Os primeiros temas que compuseram, “Careless Whisper” e “Club Tropicana”, não foram logo um sucesso, pelo contrário. Porém, acabariam por explodir anos mais tarde. Quatro anos é um período curto mas chegou para, entre 1982 e 1986, conseguirem arrastar multidões (no Reino Unido, na China e nos EUA) e produzirem canções que se tornaram icónicas, como “Wake Me Up Before You Go-Go” e “Last Christmas” e que têm as respetivas histórias. A primeira, por exemplo, partiu de um bilhete deixado por Andrew a Yog numa manhã como outra qualquer. “Como percebi que me tinha enganado e tinha escrito ‘Wake me up up before you go’, acrescentei outro ‘go’”, explica Ridgeley. Michael fez o resto da magia, tal como aconteceu com o segundo tema, que registou em minutos num gravador portátil. Se no videoclip os intervenientes parecerem algo alcoolizados, é porque estão.
A narração do documentário é um pingue-pongue entre George Michael e Andrew Ridgeley, como se ambos estivessem a conversar. Flui com naturalidade mesmo que saibamos que não estão efetivamente a dialogar. Os Wham! eram eles, mas não eram só eles. Ainda que com um papel muito secundário, de bailarinas e vozes de coro, Shirlie Holliman, Dee C Lee e Helen “Pepsi” DeMacque fizeram parte dos Wham!. A primeira era, inclusive, muito próxima dos dois amigos. Se o documentário da Netflix é sobre o grupo, porque é que elas não foram entrevistadas? Quem são, de onde vieram, o que lhes aconteceu? Podiam ter tanto a acrescentar sobre o percurso, os bastidores, as conquistas e as dificuldades deste turbilhão frenético vivido aos 20 e poucos anos.
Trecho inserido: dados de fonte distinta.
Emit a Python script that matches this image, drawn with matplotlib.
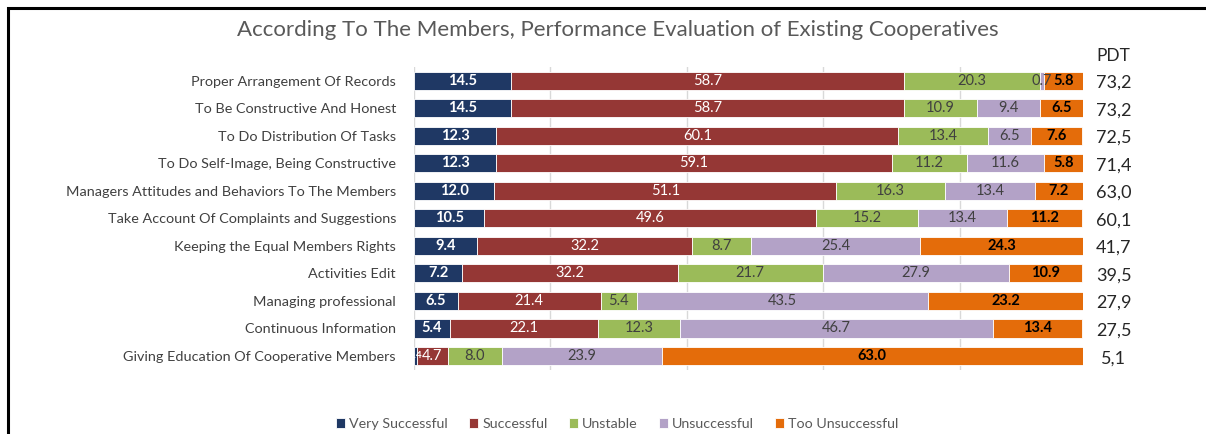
import matplotlib.pyplot as plt
import numpy as np
from matplotlib.patches import Rectangle

plt.rcParams['font.family'] = ['Lato', 'DejaVu Sans']

# data (percent)
items = ["Proper Arrangement Of Records", "To Be Constructive And Honest",
         "To Do Distribution Of Tasks", "To Do Self-Image, Being Constructive",
         "Managers Attitudes and Behaviors To The Members",
         "Take Account Of Complaints and Suggestions",
         "Keeping the Equal Members Rights", "Activities Edit",
         "Managing professional", "Continuous Information",
         "Giving Education Of Cooperative Members"]
very_successful = [14.5, 14.5, 12.3, 12.3, 12.0, 10.5, 9.4, 7.2, 6.5, 5.4, 0.4]
successful = [58.7, 58.7, 60.1, 59.1, 51.1, 49.6, 32.2, 32.2, 21.4, 22.1, 4.7]
unstable = [20.3, 10.9, 13.4, 11.2, 16.3, 15.2, 8.7, 21.7, 5.4, 12.3, 8.0]
unsuccessful = [0.7, 9.4, 6.5, 11.6, 13.4, 13.4, 25.4, 27.9, 43.5, 46.7, 23.9]
too_unsuccessful = [5.8, 6.5, 7.6, 5.8, 7.2, 11.2, 24.3, 10.9, 23.2, 13.4, 63.0]
pdt = ["73,2", "73,2", "72,5", "71,4", "63,0", "60,1", "41,7", "39,5", "27,9", "27,5", "5,1"]

series = [("Very Successful", very_successful, "#1f3864", "white", "bold"),
          ("Successful", successful, "#953735", "white", "normal"),
          ("Unstable", unstable, "#9bbb59", "#404040", "normal"),
          ("Unsuccessful", unsuccessful, "#b3a2c7", "#404040", "normal"),
          ("Too Unsuccessful", too_unsuccessful, "#e46c0a", "black", "bold")]

fig = plt.figure(figsize=(12.06, 4.34), dpi=100)
ax = fig.add_axes([0.3433, 0.148, 0.5547, 0.698])

y = np.arange(len(items))
left = np.zeros(len(items))
for name, vals, col, tcol, tw in series:
    vals = np.array(vals)
    ax.barh(y, vals, left=left, height=0.66, color=col, label=name,
            edgecolor='white', linewidth=0.6, zorder=3)
    for yi, (l, v) in enumerate(zip(left, vals)):
        fs = 10.5 if v >= 0.5 else 7
        ax.text(l + v / 2, yi, f"{v:.1f}", ha='center', va='center',
                color=tcol, fontsize=fs, fontweight=tw, zorder=4)
    left += vals

ax.set_xlim(0, 100)
ax.set_ylim(len(items) - 0.5, -0.5)
ax.set_yticks(y)
ax.set_yticklabels(items, fontsize=10.4, color='#404040')
# the source chart's gridlines sit a little wider than 20 %
ax.set_xticks(np.arange(0, 100, 20.4))
ax.tick_params(axis='x', labelbottom=False, length=0)
ax.tick_params(axis='y', length=0, pad=13)
ax.grid(axis='x', color='#d9d9d9', linewidth=1, zorder=0)
for s in ax.spines.values():
    s.set_visible(False)

# PDT column
ax.text(1.045, 1.01, "PDT", transform=ax.transAxes, fontsize=12.5,
        color='#262626', ha='center', va='bottom')
for yi, v in enumerate(pdt):
    ax.text(104.6, yi + 0.08, v, fontsize=13, color='#262626', ha='center',
            va='center', clip_on=False)

fig.text(0.512, 0.93, "According To The Members, Performance Evaluation of Existing Cooperatives",
         ha='center', va='center', fontsize=16, color='#595959')

fig.legend(loc='center', bbox_to_anchor=(0.512, 0.023), ncol=5, frameon=False,
           fontsize=10.3, handlelength=0.6, handleheight=0.6, columnspacing=1.5,
           handletextpad=0.3, labelcolor='#595959')

fig.patches.append(Rectangle((8 / 1206, -0.1), 1.2, 1 - 8 / 434 + 0.1,
                             transform=fig.transFigure, fill=False,
                             edgecolor='black', linewidth=2.2))

fig.savefig("out.png", dpi=100)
George Michael já era um nome por si só ainda antes do fim dos Wham!, mas era também um sex symbol cobiçado por mulheres, uma personagem que foi deixando andar e alimentando, embora soubesse há muito que era homossexual. Nada disso o deixava dormir descansado, mas este tema, como todos os outros, é deixado à superfície, como se fosse apenas um fait-divers. A ideia do projeto é boa, mas rudimentar. E, se eu, que dos Wham! só conhecia os êxitos mas não a história, fiquei com esta ideia, imagino os verdadeiros fãs.
A banda separou-se em 1986 e é aí que o filme acaba, partindo do pressuposto que sabemos o que aconteceu depois ou se calhar que não nos interessa saber. A única referência à morte de George Michael é “em memória de” com a data de nascimento e de morte. E Andrew Ridgeley? Qual foi o seu percurso pós-Wham!? O documentário não diz. E olhem que a resposta até está na Wikipedia.